Copy the data below exactly, omitting any picture it contains.

- **Records supplied**:
::::

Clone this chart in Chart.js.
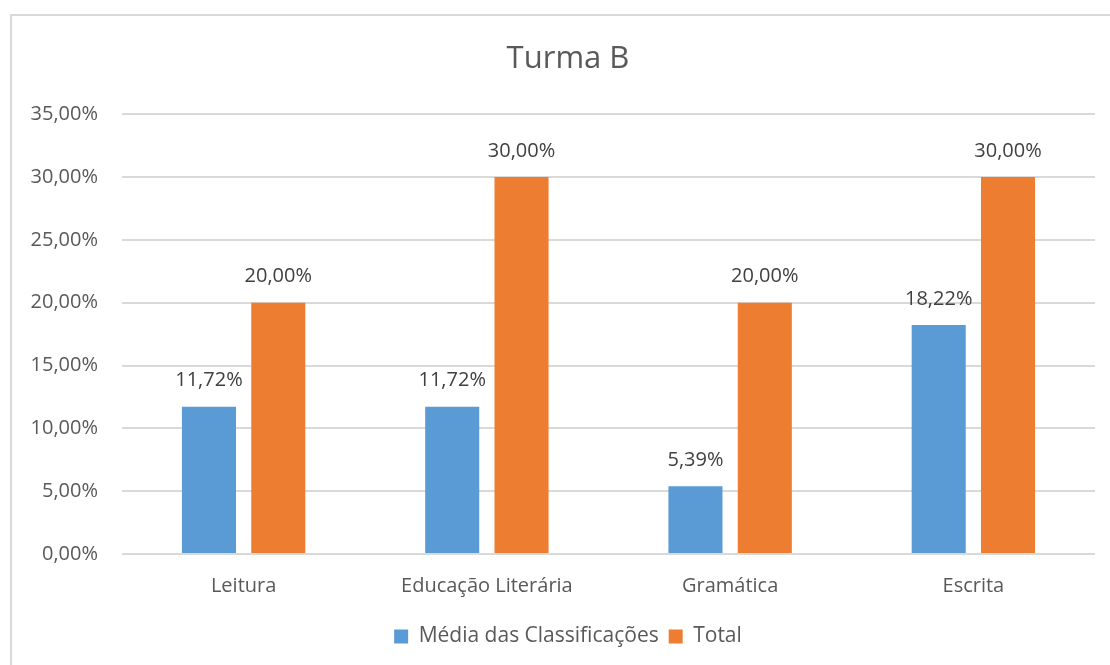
<!DOCTYPE html>
<html>
<head>
<meta charset="utf-8">
<script src="https://cdn.jsdelivr.net/npm/chart.js@4/dist/chart.umd.min.js"></script>
<style>
  html, body { margin: 0; padding: 0; background: #fff; overflow: hidden; }
  #wrap { position: relative; width: 1110px; height: 665px; overflow: hidden; }
  #frame { position: absolute; left: 10px; top: 14px; width: 1200px; height: 800px; border: 2px solid #d9d9d9; box-sizing: border-box; }
  canvas { position: absolute; left: 0; top: 0; }
</style>
</head>
<body>
<div id="wrap">
  <div id="frame"></div>
  <canvas id="chart" width="1110" height="665"></canvas>
</div>
<script>
// dados do gráfico
const categorias = ["Leitura", "Educação Literária", "Gramática", "Escrita"];
const mediaClassificacoes = [11.72, 11.72, 5.39, 18.22];
const total = [20, 30, 20, 30];
const tituloGrafico = "Turma B";

const corTexto = "#595959";
const fonte = "'Open Sans', 'DejaVu Sans', sans-serif";

function formatarPct(v) {
  return v.toFixed(2).replace(".", ",") + "%";
}

// o gráfico original é mais largo que a captura: centra título e legenda como lá
const centrarBlocos = {
  id: "centrarBlocos",
  afterLayout(chart) {
    if (chart.titleBlock) chart.titleBlock.right = 1136;
    if (chart.legend) chart.legend.right = 1136;
  },
};

// escreve o valor por cima de cada barra
const rotulosBarras = {
  id: "rotulosBarras",
  afterDatasetsDraw(chart) {
    const ctx = chart.ctx;
    ctx.save();
    ctx.font = "20px " + fonte;
    ctx.fillStyle = "#404040";
    ctx.textAlign = "center";
    ctx.textBaseline = "middle";
    chart.data.datasets.forEach((ds, i) => {
      const meta = chart.getDatasetMeta(i);
      meta.data.forEach((bar, j) => {
        ctx.fillText(formatarPct(ds.data[j]), bar.x, bar.y - 26);
      });
    });
    ctx.restore();
  },
};

new Chart(document.getElementById("chart").getContext("2d"), {
  type: "bar",
  data: {
    labels: categorias,
    datasets: [
      {
        label: "Média das Classificações",
        data: mediaClassificacoes,
        backgroundColor: "#5B9BD5",
        barPercentage: 0.78,
        categoryPercentage: 0.57,
      },
      {
        label: "Total",
        data: total,
        backgroundColor: "#ED7D31",
        barPercentage: 0.78,
        categoryPercentage: 0.57,
      },
    ],
  },
  options: {
    responsive: false,
    animation: false,
    layout: { padding: { left: 0, right: 15, top: 0, bottom: 8 } },
    plugins: {
      title: {
        display: true,
        text: tituloGrafico,
        color: corTexto,
        font: { family: fonte, size: 31, weight: "normal" },
        padding: { top: 41, bottom: 36 },
      },
      legend: {
        position: "bottom",
        labels: {
          color: corTexto,
          font: { family: fonte, size: 21 },
          boxWidth: 14,
          boxHeight: 14,
          padding: 10,
        },
      },
      tooltip: { enabled: false },
    },
    scales: {
      x: {
        afterFit(scale) {
          scale.height = 62;
        },
        grid: { display: false, drawTicks: false },
        border: { display: false },
        ticks: {
          color: corTexto,
          font: { family: fonte, size: 20 },
          padding: 20,
        },
      },
      y: {
        min: 0,
        max: 35,
        afterFit(scale) {
          scale.width = 122;
        },
        grid: { color: "#d9d9d9", lineWidth: 2, drawTicks: false },
        border: { display: false },
        ticks: {
          stepSize: 5,
          color: corTexto,
          font: { family: fonte, size: 20 },
          padding: 24,
          callback: (v) => formatarPct(v),
        },
      },
    },
  },
  plugins: [centrarBlocos, rotulosBarras],
});
</script>
</body>
</html>
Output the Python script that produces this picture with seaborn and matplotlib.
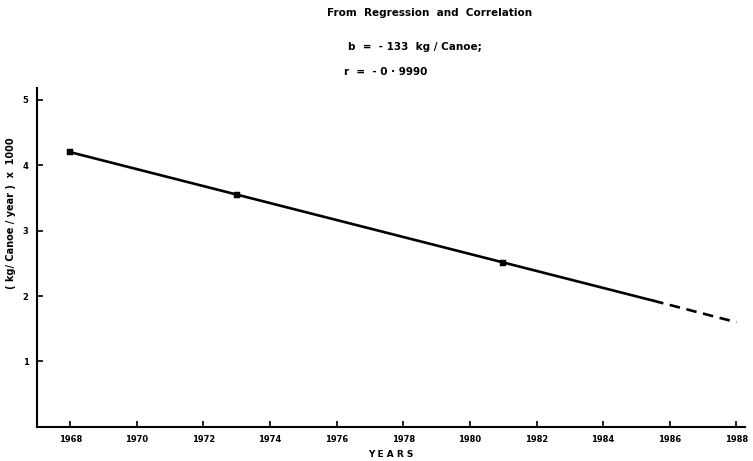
import matplotlib
matplotlib.use("Agg")
import matplotlib.pyplot as plt
import seaborn as sns
import pandas as pd

# Observed points
years = [1968, 1973, 1981]
values = [4.2, 3.55, 2.5]
# Regression line (solid) and extrapolation (dashed)
fit_years = [1968, 1985.5]
fit_values = [4.2, 1.93]
ext_years = [1985.5, 1988]
ext_values = [1.93, 1.6]
xticks = [1968, 1970, 1972, 1974, 1976, 1978, 1980, 1982, 1984, 1986, 1988]
yticks = [1, 2, 3, 4, 5]

sns.set_style("ticks")
plt.rcParams['font.family'] = ['DejaVu Sans']
plt.rcParams.update({"text.color": "black", "axes.labelcolor": "black",
                     "xtick.color": "black", "ytick.color": "black",
                     "axes.edgecolor": "black"})

fig = plt.figure(figsize=(7.53, 4.61), dpi=100)
ax = fig.add_axes([0.049, 0.074, 0.940, 0.735])

sns.lineplot(x=fit_years, y=fit_values, ax=ax, color="black", linewidth=1.9)
sns.lineplot(x=ext_years, y=ext_values, ax=ax, color="black", linewidth=1.9,
             linestyle=(0, (4, 2.5)))
sns.scatterplot(x=years, y=values, ax=ax, color="black", marker="s", s=16,
                edgecolor="black", zorder=5)

ax.set_xlim(1967, 1988.25)
ax.set_ylim(0, 5.18)
ax.set_xticks(xticks)
ax.set_yticks(yticks)
ax.set_xticklabels([str(t) for t in xticks], fontsize=6, fontweight="heavy")
ax.set_yticklabels([str(t) for t in yticks], fontsize=6, fontweight="heavy")
ax.tick_params(direction="in", length=4, width=1.2, pad=6)
for s in ["top", "right"]:
    ax.spines[s].set_visible(False)
for s in ["left", "bottom"]:
    ax.spines[s].set_linewidth(1.5)

ax.set_xlabel("Y E A R S", fontsize=6.5, fontweight="heavy", labelpad=4)
ax.set_ylabel("( kg/ Canoe / year )  x  1000", fontsize=7, fontweight="heavy")
ax.yaxis.set_label_coords(-0.03, 0.63)

fig.text(0.571, 0.972, "From  Regression  and  Correlation", fontsize=7.5,
         fontweight="heavy", ha="center", va="center")
fig.text(0.462, 0.898, "b  =  - 133  kg / Canoe;", fontsize=7.5,
         fontweight="heavy", ha="left", va="center")
fig.text(0.457, 0.843, "r  =  - 0 · 9990", fontsize=7.5,
         fontweight="heavy", ha="left", va="center")

fig.savefig("out.png", dpi=100)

::::

- **Output of the exercise**:
Clone this chart in Chart.js.
<!DOCTYPE html>
<html>
<head>
<meta charset="utf-8">
<script src="https://cdn.jsdelivr.net/npm/chart.js@4/dist/chart.umd.min.js"></script>
<style>
  html, body { margin: 0; padding: 0; background: #fff; overflow: hidden; }
  #wrap { position: relative; width: 1110px; height: 665px; overflow: hidden; }
  #frame { position: absolute; left: 10px; top: 14px; width: 1200px; height: 800px; border: 2px solid #d9d9d9; box-sizing: border-box; }
  canvas { position: absolute; left: 0; top: 0; }
</style>
</head>
<body>
<div id="wrap">
  <div id="frame"></div>
  <canvas id="chart" width="1110" height="665"></canvas>
</div>
<script>
// dados do gráfico
const categorias = ["Leitura", "Educação Literária", "Gramática", "Escrita"];
const mediaClassificacoes = [11.72, 11.72, 5.39, 18.22];
const total = [20, 30, 20, 30];
const tituloGrafico = "Turma B";

const corTexto = "#595959";
const fonte = "'Open Sans', 'DejaVu Sans', sans-serif";

function formatarPct(v) {
  return v.toFixed(2).replace(".", ",") + "%";
}

// o gráfico original é mais largo que a captura: centra título e legenda como lá
const centrarBlocos = {
  id: "centrarBlocos",
  afterLayout(chart) {
    if (chart.titleBlock) chart.titleBlock.right = 1136;
    if (chart.legend) chart.legend.right = 1136;
  },
};

// escreve o valor por cima de cada barra
const rotulosBarras = {
  id: "rotulosBarras",
  afterDatasetsDraw(chart) {
    const ctx = chart.ctx;
    ctx.save();
    ctx.font = "20px " + fonte;
    ctx.fillStyle = "#404040";
    ctx.textAlign = "center";
    ctx.textBaseline = "middle";
    chart.data.datasets.forEach((ds, i) => {
      const meta = chart.getDatasetMeta(i);
      meta.data.forEach((bar, j) => {
        ctx.fillText(formatarPct(ds.data[j]), bar.x, bar.y - 26);
      });
    });
    ctx.restore();
  },
};

new Chart(document.getElementById("chart").getContext("2d"), {
  type: "bar",
  data: {
    labels: categorias,
    datasets: [
      {
        label: "Média das Classificações",
        data: mediaClassificacoes,
        backgroundColor: "#5B9BD5",
        barPercentage: 0.78,
        categoryPercentage: 0.57,
      },
      {
        label: "Total",
        data: total,
        backgroundColor: "#ED7D31",
        barPercentage: 0.78,
        categoryPercentage: 0.57,
      },
    ],
  },
  options: {
    responsive: false,
    animation: false,
    layout: { padding: { left: 0, right: 15, top: 0, bottom: 8 } },
    plugins: {
      title: {
        display: true,
        text: tituloGrafico,
        color: corTexto,
        font: { family: fonte, size: 31, weight: "normal" },
        padding: { top: 41, bottom: 36 },
      },
      legend: {
        position: "bottom",
        labels: {
          color: corTexto,
          font: { family: fonte, size: 21 },
          boxWidth: 14,
          boxHeight: 14,
          padding: 10,
        },
      },
      tooltip: { enabled: false },
    },
    scales: {
      x: {
        afterFit(scale) {
          scale.height = 62;
        },
        grid: { display: false, drawTicks: false },
        border: { display: false },
        ticks: {
          color: corTexto,
          font: { family: fonte, size: 20 },
          padding: 20,
        },
      },
      y: {
        min: 0,
        max: 35,
        afterFit(scale) {
          scale.width = 122;
        },
        grid: { color: "#d9d9d9", lineWidth: 2, drawTicks: false },
        border: { display: false },
        ticks: {
          stepSize: 5,
          color: corTexto,
          font: { family: fonte, size: 20 },
          padding: 24,
          callback: (v) => formatarPct(v),
        },
      },
    },
  },
  plugins: [centrarBlocos, rotulosBarras],
});
</script>
</body>
</html>
Output the Python script that produces this picture with seaborn and matplotlib.
import matplotlib
matplotlib.use("Agg")
import matplotlib.pyplot as plt
import seaborn as sns
import pandas as pd

# Observed points
years = [1968, 1973, 1981]
values = [4.2, 3.55, 2.5]
# Regression line (solid) and extrapolation (dashed)
fit_years = [1968, 1985.5]
fit_values = [4.2, 1.93]
ext_years = [1985.5, 1988]
ext_values = [1.93, 1.6]
xticks = [1968, 1970, 1972, 1974, 1976, 1978, 1980, 1982, 1984, 1986, 1988]
yticks = [1, 2, 3, 4, 5]

sns.set_style("ticks")
plt.rcParams['font.family'] = ['DejaVu Sans']
plt.rcParams.update({"text.color": "black", "axes.labelcolor": "black",
                     "xtick.color": "black", "ytick.color": "black",
                     "axes.edgecolor": "black"})

fig = plt.figure(figsize=(7.53, 4.61), dpi=100)
ax = fig.add_axes([0.049, 0.074, 0.940, 0.735])

sns.lineplot(x=fit_years, y=fit_values, ax=ax, color="black", linewidth=1.9)
sns.lineplot(x=ext_years, y=ext_values, ax=ax, color="black", linewidth=1.9,
             linestyle=(0, (4, 2.5)))
sns.scatterplot(x=years, y=values, ax=ax, color="black", marker="s", s=16,
                edgecolor="black", zorder=5)

ax.set_xlim(1967, 1988.25)
ax.set_ylim(0, 5.18)
ax.set_xticks(xticks)
ax.set_yticks(yticks)
ax.set_xticklabels([str(t) for t in xticks], fontsize=6, fontweight="heavy")
ax.set_yticklabels([str(t) for t in yticks], fontsize=6, fontweight="heavy")
ax.tick_params(direction="in", length=4, width=1.2, pad=6)
for s in ["top", "right"]:
    ax.spines[s].set_visible(False)
for s in ["left", "bottom"]:
    ax.spines[s].set_linewidth(1.5)

ax.set_xlabel("Y E A R S", fontsize=6.5, fontweight="heavy", labelpad=4)
ax.set_ylabel("( kg/ Canoe / year )  x  1000", fontsize=7, fontweight="heavy")
ax.yaxis.set_label_coords(-0.03, 0.63)

fig.text(0.571, 0.972, "From  Regression  and  Correlation", fontsize=7.5,
         fontweight="heavy", ha="center", va="center")
fig.text(0.462, 0.898, "b  =  - 133  kg / Canoe;", fontsize=7.5,
         fontweight="heavy", ha="left", va="center")
fig.text(0.457, 0.843, "r  =  - 0 · 9990", fontsize=7.5,
         fontweight="heavy", ha="left", va="center")

fig.savefig("out.png", dpi=100)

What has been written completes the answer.